Can my IT provider serve as the Qualified Individual? +
Yes, and for many small to mid-sized accounting firms, this is the most practical approach. The rule explicitly allows the Qualified Individual to be an employee of a service provider. However, your firm remains ultimately responsible for compliance, and a senior partner should still oversee the relationship.
What's the difference between the FTC Safeguards Rule and IRS Publication 4557? +
IRS Publication 4557 provides guidance on safeguarding taxpayer data and is referenced on PTIN renewal forms. The FTC Safeguards Rule is a federal regulation with specific compliance requirements and enforcement penalties. They overlap significantly in intent, but the Safeguards Rule has more detailed technical requirements and carries steeper penalties for violations.
How often do we need to conduct risk assessments? +
The rule requires periodic reassessment but doesn't specify an exact frequency. Best practice is to conduct a formal risk assessment annually and update it whenever significant changes occur — new software, staff changes, office moves, or emerging threats. Many Missouri CPA firms align this with their annual compliance review cycle.
Do we need encryption if we use cloud accounting software? +
Yes, encryption requirements apply regardless of where data is stored. Reputable cloud accounting platforms typically handle encryption for data they store, but you're responsible for ensuring encryption is in place for data in transit (email, file transfers) and for any client data stored locally on firm devices or servers.
What triggers the breach notification requirement? +
You must notify the FTC of a security event if it involves unauthorized acquisition of unencrypted customer information affecting 500 or more consumers. The notification must occur within 30 days of discovery. This requirement took effect in May 2024, so it's relatively new for many firms.

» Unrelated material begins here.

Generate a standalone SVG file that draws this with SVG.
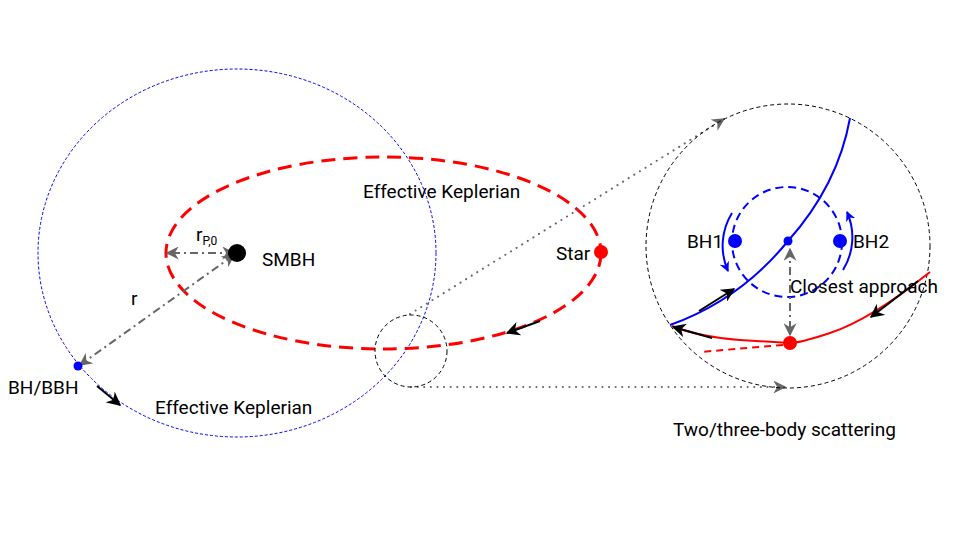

Is multi-factor authentication really required? +
Yes. The 2021 amendments made MFA a specific requirement for accessing customer information on your systems. This applies to your accounting software, email, file storage, and any other system containing client data. The only exception is if the Qualified Individual documents in writing why MFA isn't feasible and approves an equivalent alternative control — which is a high bar to meet.